Reading, Not Thinking: Understanding and Bridging the Modality Gap When Text Becomes Pixels in Multimodal LLMs
A new training technique fixes AI's struggle to read text from images, raising math problem accuracy from 30% to over 92%.
A team of researchers from Johns Hopkins University and Meta has published a landmark study diagnosing a critical weakness in today's multimodal large language models (MLLMs). Models like GPT-4V, Claude 3, and Gemini, which can process both text and images, perform significantly worse when the text they need to reason about is presented as an image versus plain text tokens. This 'modality gap' was systematically measured across seven MLLMs and seven benchmarks, revealing it's highly task- and data-dependent. For instance, on synthetic math problems, performance degraded by over 60 percentage points, while on realistic document images from arXiv or Wikipedia, it was often comparable to text mode.
Through a grounded-theory analysis of over 4,000 errors, the team discovered that visual input selectively amplifies 'reading' errors—like misreading characters or failing to parse formatting—while leaving 'thinking' errors (knowledge and reasoning) unchanged. Some models even exhibited a 'chain-of-thought reasoning collapse,' where their step-by-step logic fell apart under visual input. The most impactful finding was that seemingly minor rendering choices, like font style, could swing accuracy by up to 47 points, highlighting the fragility of current vision encoders.
To bridge this gap, the researchers developed a novel 'self-distillation' training method.

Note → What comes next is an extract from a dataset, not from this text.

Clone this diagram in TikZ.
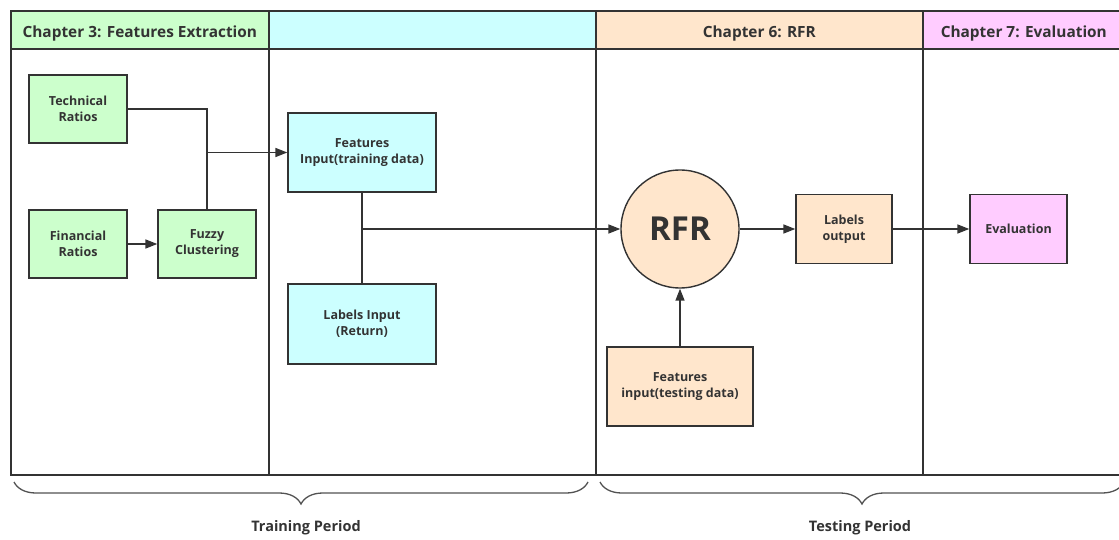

The technique involves having the model generate correct reasoning traces (chain-of-thought) using pure text input, then using those traces as training targets when the same problem is presented as an image. This teaches the vision encoder to extract textual information as reliably as the text tokenizer. The results were dramatic: on the GSM8K math benchmark, image-mode accuracy for their model skyrocketed from 30.71% to 92.72%, effectively closing the modality gap. Crucially, this improvement transferred to other, unseen benchmarks without causing catastrophic forgetting of other skills.
This work provides both a detailed map of a major limitation in current multimodal AI and a practical, scalable solution. The self-distillation method requires no additional human annotation and leverages the model's own capabilities, pointing toward a future where AI can truly understand documents in any format they appear.
- Diagnosed a 'modality gap' where MLLMs perform worse on text-in-images vs. pure text, with math accuracy dropping over 60 points on synthetic data.
- Found rendering choices like font are major confounders, swinging accuracy by up to 47 percentage points, and visual input causes 'reasoning collapse' in some models.
- Proposed 'self-distillation' method trains models on their own text-based reasoning paired with images, boosting GSM8K accuracy from 30.71% to 92.72%.
Why It Matters
This directly improves AI's ability to analyze real-world documents like PDFs, screenshots, and scanned forms, unlocking more reliable enterprise and research applications.